→ **Work to do**
Write the data out again exactly, with no pictures.

▼

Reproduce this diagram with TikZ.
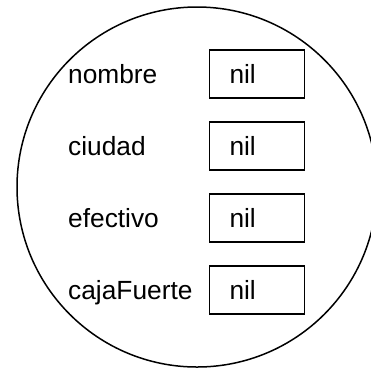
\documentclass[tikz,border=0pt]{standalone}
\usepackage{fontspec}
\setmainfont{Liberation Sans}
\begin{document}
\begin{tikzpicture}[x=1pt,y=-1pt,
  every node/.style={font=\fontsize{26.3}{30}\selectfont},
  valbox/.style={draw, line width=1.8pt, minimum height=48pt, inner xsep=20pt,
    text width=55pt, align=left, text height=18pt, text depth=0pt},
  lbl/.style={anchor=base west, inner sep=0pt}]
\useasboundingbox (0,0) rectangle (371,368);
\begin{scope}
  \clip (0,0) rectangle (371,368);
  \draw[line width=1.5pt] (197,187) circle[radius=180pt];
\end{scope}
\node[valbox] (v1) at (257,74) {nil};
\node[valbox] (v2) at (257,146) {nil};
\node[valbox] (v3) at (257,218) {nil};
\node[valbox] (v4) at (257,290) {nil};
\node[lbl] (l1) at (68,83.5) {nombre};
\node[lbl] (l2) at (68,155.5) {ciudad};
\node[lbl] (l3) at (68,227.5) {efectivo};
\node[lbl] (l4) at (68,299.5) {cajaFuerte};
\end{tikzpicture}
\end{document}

▲

→ **Solution to this exercise**
Reproduce this diagram with TikZ.
\documentclass[tikz,border=0pt]{standalone}
\usepackage{fontspec}
\setmainfont{Liberation Sans}
\begin{document}
\begin{tikzpicture}[x=1pt,y=-1pt,
  every node/.style={font=\fontsize{26.3}{30}\selectfont},
  valbox/.style={draw, line width=1.8pt, minimum height=48pt, inner xsep=20pt,
    text width=55pt, align=left, text height=18pt, text depth=0pt},
  lbl/.style={anchor=base west, inner sep=0pt}]
\useasboundingbox (0,0) rectangle (371,368);
\begin{scope}
  \clip (0,0) rectangle (371,368);
  \draw[line width=1.5pt] (197,187) circle[radius=180pt];
\end{scope}
\node[valbox] (v1) at (257,74) {nil};
\node[valbox] (v2) at (257,146) {nil};
\node[valbox] (v3) at (257,218) {nil};
\node[valbox] (v4) at (257,290) {nil};
\node[lbl] (l1) at (68,83.5) {nombre};
\node[lbl] (l2) at (68,155.5) {ciudad};
\node[lbl] (l3) at (68,227.5) {efectivo};
\node[lbl] (l4) at (68,299.5) {cajaFuerte};
\end{tikzpicture}
\end{document}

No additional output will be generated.